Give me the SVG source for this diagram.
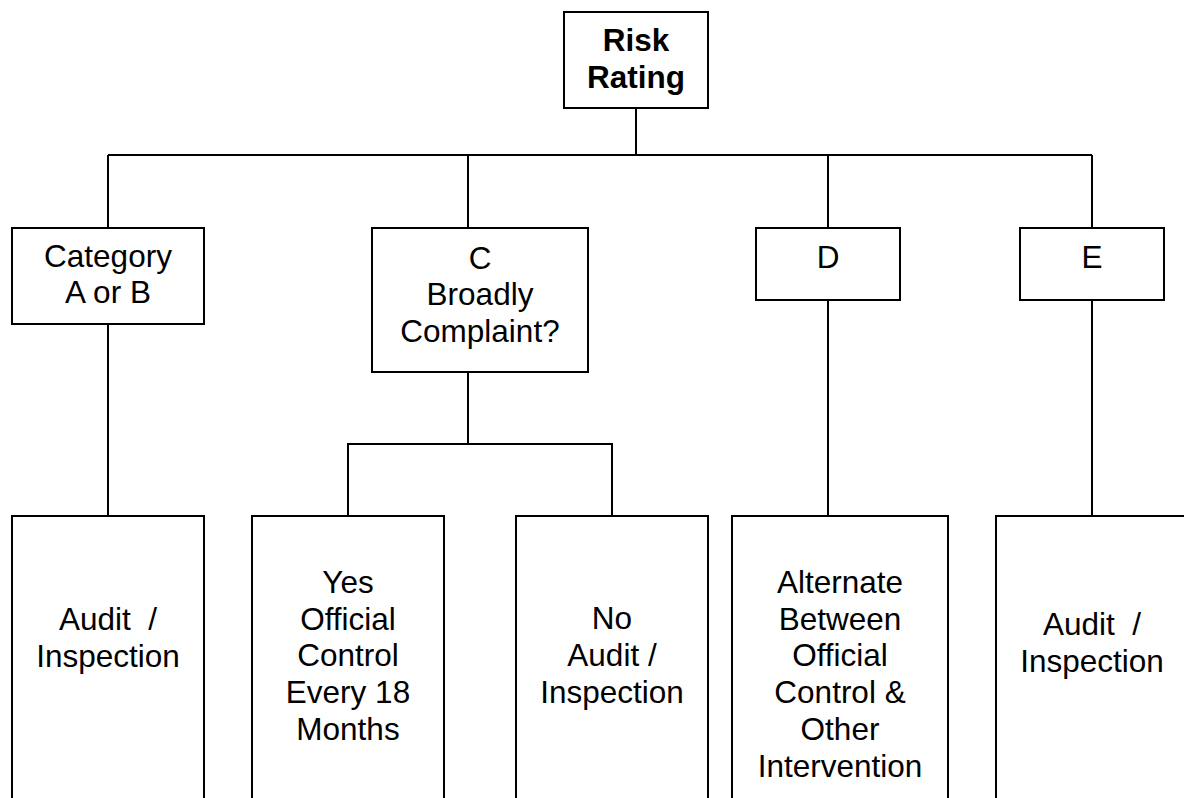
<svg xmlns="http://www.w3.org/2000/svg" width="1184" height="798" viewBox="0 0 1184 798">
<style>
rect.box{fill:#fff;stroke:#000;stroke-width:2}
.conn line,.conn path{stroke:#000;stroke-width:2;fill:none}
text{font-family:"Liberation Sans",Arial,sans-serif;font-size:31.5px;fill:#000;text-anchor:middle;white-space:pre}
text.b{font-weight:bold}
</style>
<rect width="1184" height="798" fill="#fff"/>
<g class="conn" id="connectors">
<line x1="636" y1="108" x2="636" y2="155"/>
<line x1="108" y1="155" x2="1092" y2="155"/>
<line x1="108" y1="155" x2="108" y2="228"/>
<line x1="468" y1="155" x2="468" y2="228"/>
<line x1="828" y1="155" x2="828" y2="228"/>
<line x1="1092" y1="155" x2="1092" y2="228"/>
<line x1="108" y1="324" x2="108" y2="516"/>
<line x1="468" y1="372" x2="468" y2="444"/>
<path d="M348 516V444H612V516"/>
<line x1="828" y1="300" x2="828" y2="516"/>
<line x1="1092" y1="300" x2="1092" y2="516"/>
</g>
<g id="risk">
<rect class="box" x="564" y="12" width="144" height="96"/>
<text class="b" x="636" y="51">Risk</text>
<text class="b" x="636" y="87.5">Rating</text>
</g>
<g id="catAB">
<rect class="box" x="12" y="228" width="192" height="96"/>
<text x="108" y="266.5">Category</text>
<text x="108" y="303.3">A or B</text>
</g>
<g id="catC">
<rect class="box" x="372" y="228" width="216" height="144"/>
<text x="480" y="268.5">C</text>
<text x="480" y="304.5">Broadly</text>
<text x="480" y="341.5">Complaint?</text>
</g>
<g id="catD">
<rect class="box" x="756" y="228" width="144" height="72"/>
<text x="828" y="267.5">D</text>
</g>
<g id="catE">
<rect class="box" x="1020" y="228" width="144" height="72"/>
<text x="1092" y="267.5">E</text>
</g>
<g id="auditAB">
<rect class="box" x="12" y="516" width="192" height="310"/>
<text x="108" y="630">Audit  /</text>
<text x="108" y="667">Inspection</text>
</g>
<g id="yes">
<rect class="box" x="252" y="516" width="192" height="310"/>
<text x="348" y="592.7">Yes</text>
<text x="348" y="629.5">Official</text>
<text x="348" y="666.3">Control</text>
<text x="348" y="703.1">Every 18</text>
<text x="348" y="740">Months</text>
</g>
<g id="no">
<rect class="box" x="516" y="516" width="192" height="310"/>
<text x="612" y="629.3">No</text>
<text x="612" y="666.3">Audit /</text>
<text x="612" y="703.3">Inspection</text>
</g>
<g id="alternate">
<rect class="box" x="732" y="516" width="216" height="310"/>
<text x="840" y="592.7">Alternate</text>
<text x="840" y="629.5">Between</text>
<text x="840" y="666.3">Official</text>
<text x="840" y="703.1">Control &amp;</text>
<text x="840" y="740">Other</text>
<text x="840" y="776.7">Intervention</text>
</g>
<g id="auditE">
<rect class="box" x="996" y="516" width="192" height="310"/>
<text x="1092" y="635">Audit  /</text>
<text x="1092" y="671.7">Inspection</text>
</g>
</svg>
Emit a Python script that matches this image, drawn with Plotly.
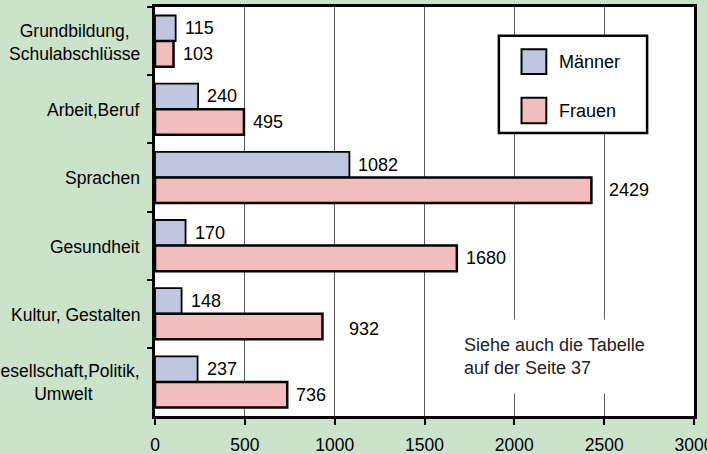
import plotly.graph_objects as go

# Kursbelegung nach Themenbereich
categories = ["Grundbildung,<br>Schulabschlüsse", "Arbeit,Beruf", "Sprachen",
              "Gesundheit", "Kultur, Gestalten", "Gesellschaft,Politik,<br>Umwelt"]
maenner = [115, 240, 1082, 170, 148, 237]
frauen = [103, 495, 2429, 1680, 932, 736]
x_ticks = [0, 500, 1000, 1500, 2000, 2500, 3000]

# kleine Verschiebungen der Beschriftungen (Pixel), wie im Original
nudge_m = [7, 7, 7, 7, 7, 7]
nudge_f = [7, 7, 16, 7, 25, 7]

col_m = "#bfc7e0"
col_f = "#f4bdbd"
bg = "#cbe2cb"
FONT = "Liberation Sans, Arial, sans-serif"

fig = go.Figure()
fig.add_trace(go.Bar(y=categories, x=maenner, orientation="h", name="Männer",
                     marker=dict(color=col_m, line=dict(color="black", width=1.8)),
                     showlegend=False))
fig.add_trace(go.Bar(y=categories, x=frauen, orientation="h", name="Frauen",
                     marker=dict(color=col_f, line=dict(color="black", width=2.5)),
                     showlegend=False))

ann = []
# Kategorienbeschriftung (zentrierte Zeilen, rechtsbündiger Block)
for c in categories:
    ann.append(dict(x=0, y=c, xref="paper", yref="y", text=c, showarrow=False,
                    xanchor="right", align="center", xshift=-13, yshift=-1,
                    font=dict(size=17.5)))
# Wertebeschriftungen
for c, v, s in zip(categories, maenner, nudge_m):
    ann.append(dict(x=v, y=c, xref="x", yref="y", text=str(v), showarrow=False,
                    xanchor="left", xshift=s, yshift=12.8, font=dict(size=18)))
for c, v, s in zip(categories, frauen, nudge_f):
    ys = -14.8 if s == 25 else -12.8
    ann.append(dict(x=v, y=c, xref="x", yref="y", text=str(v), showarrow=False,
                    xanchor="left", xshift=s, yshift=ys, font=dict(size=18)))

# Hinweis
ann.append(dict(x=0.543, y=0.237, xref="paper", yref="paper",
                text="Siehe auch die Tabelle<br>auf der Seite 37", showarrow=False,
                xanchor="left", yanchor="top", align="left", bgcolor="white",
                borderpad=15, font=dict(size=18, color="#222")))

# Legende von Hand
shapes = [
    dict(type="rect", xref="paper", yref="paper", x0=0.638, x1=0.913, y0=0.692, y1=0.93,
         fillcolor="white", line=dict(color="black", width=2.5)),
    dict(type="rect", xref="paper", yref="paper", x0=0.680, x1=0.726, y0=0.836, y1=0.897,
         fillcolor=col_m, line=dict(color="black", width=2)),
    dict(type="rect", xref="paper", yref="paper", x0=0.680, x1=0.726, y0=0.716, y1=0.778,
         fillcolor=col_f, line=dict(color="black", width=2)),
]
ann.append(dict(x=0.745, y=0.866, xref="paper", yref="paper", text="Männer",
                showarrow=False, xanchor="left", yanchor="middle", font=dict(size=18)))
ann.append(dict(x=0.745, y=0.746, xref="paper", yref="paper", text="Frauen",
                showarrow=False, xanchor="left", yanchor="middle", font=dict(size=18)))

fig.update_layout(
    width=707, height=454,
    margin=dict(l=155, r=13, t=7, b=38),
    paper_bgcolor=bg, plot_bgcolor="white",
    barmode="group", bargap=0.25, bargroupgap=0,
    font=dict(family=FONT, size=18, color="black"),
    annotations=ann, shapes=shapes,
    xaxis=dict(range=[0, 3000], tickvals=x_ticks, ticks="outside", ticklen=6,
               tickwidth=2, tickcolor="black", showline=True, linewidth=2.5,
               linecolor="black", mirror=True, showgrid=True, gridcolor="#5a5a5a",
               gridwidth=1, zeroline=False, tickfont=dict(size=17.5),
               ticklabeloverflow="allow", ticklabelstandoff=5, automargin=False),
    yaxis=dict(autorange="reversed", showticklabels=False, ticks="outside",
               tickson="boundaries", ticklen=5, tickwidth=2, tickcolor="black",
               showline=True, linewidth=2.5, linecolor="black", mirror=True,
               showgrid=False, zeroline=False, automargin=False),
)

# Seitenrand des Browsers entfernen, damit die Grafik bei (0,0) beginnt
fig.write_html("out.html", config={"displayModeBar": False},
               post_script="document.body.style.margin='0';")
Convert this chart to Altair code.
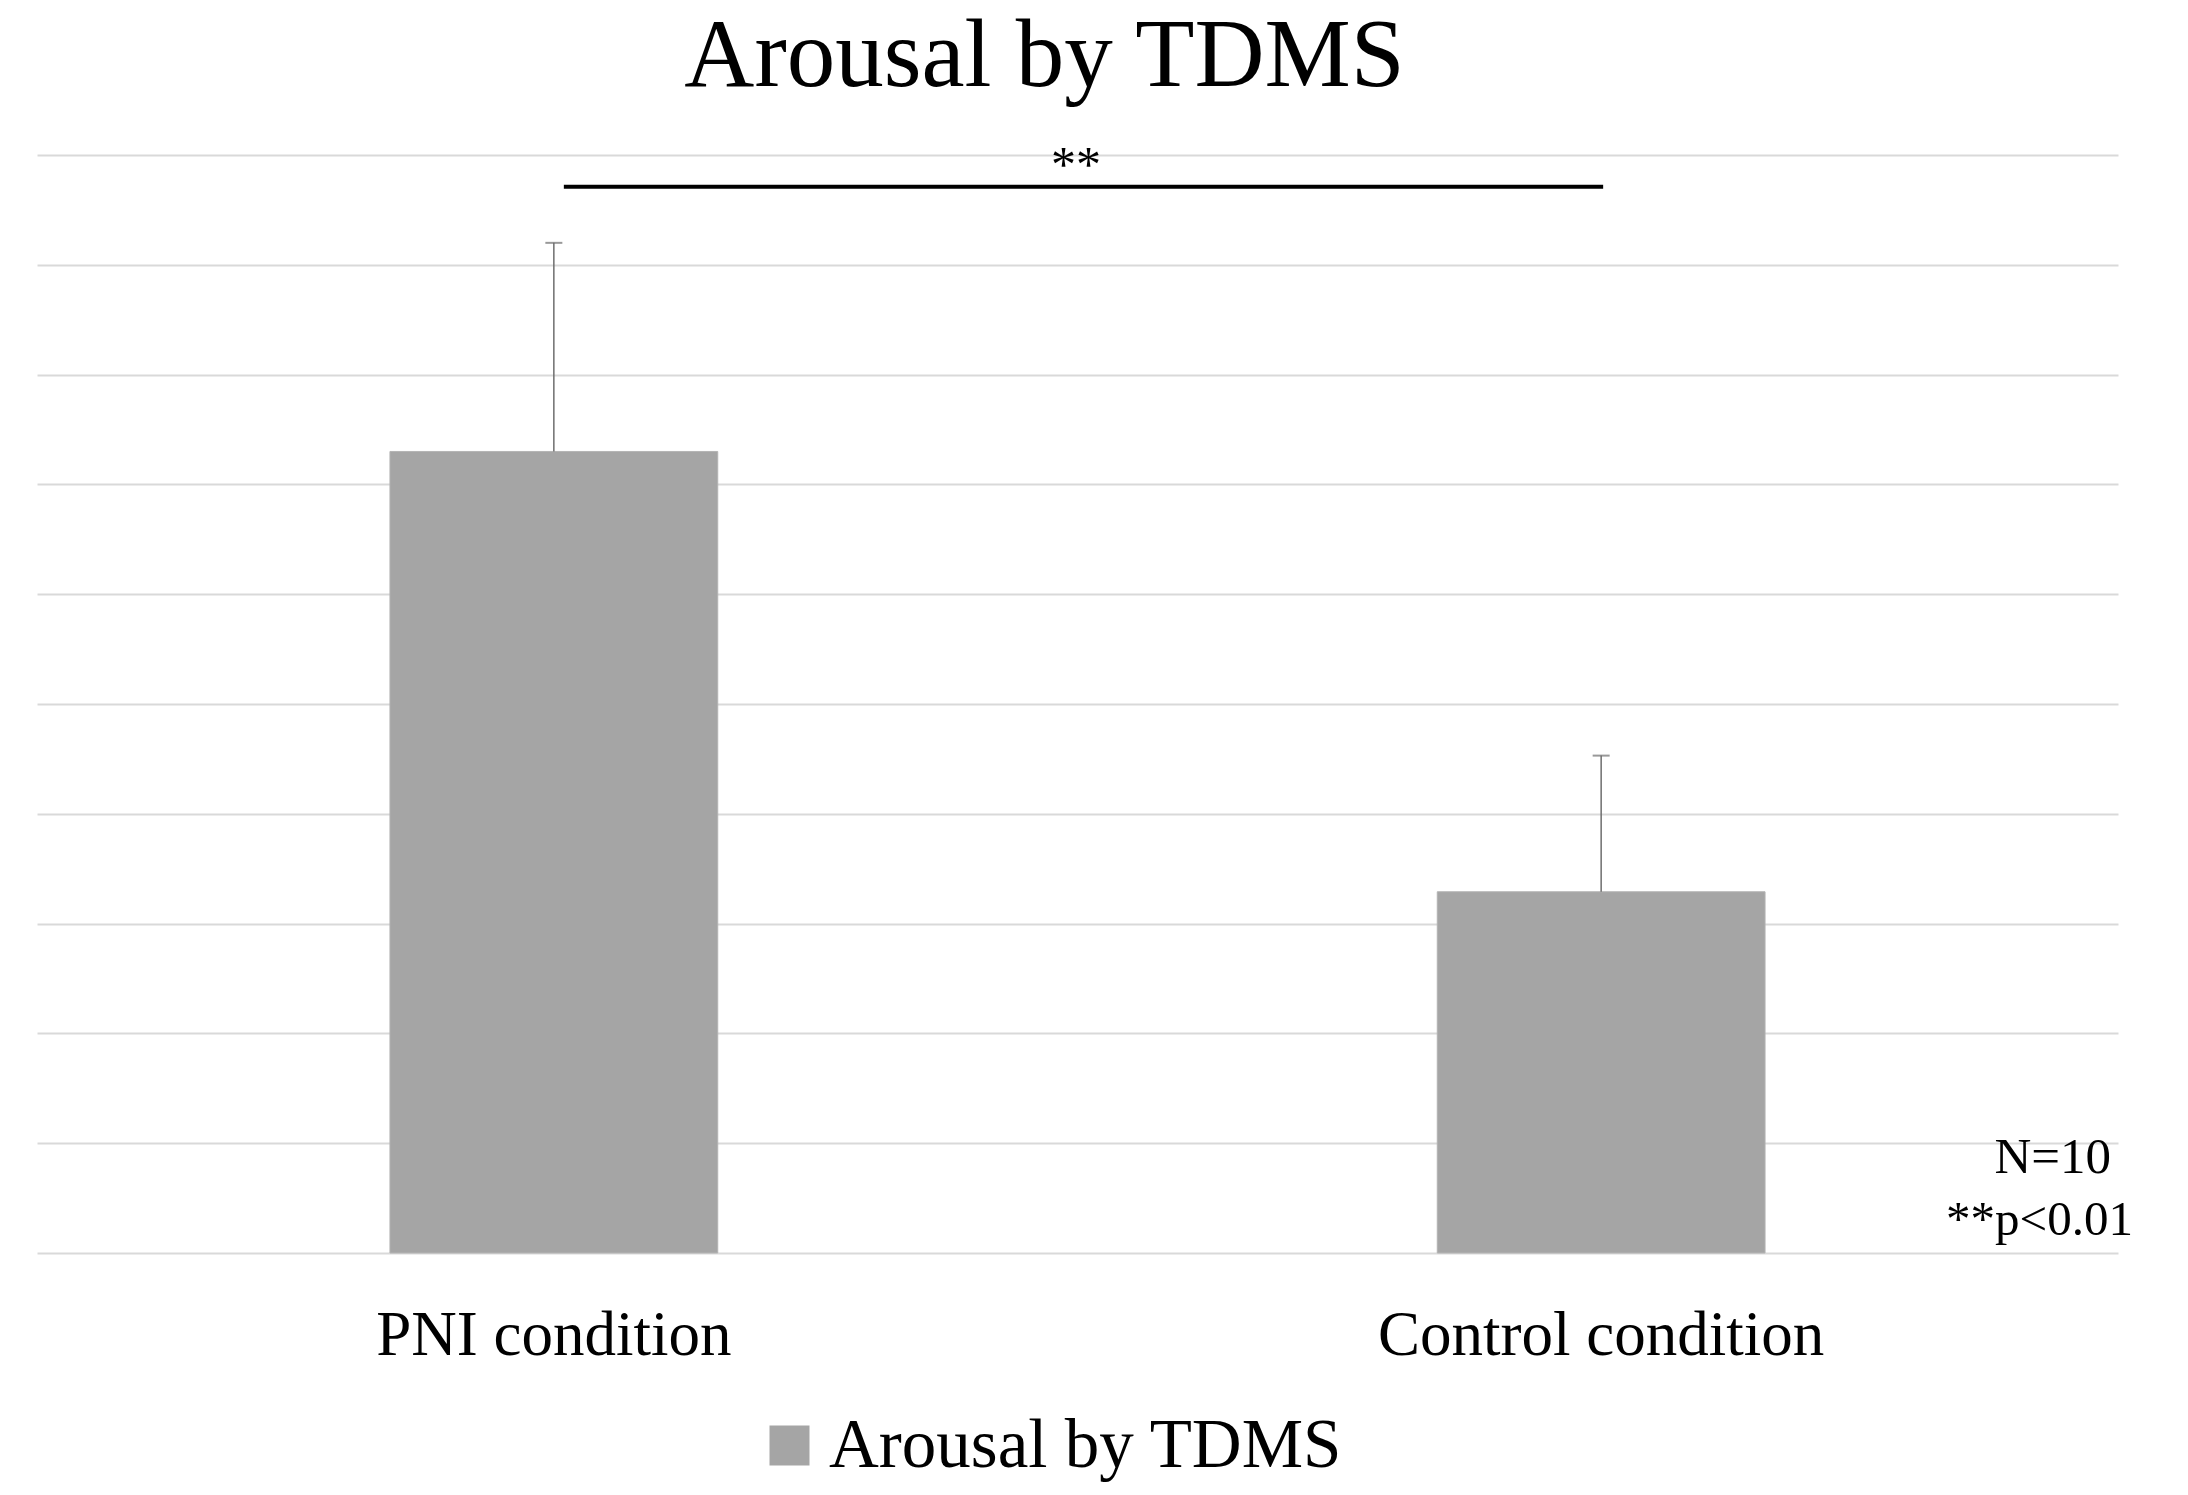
* * * *
* **Task description**:
Lines from the records above that hold "this" are the ones to list.

* **Exercise output**:
Give me the SVG source for this diagram.
Emit a Python script that matches this image, drawn with Plotly.
Convert this chart to Altair code.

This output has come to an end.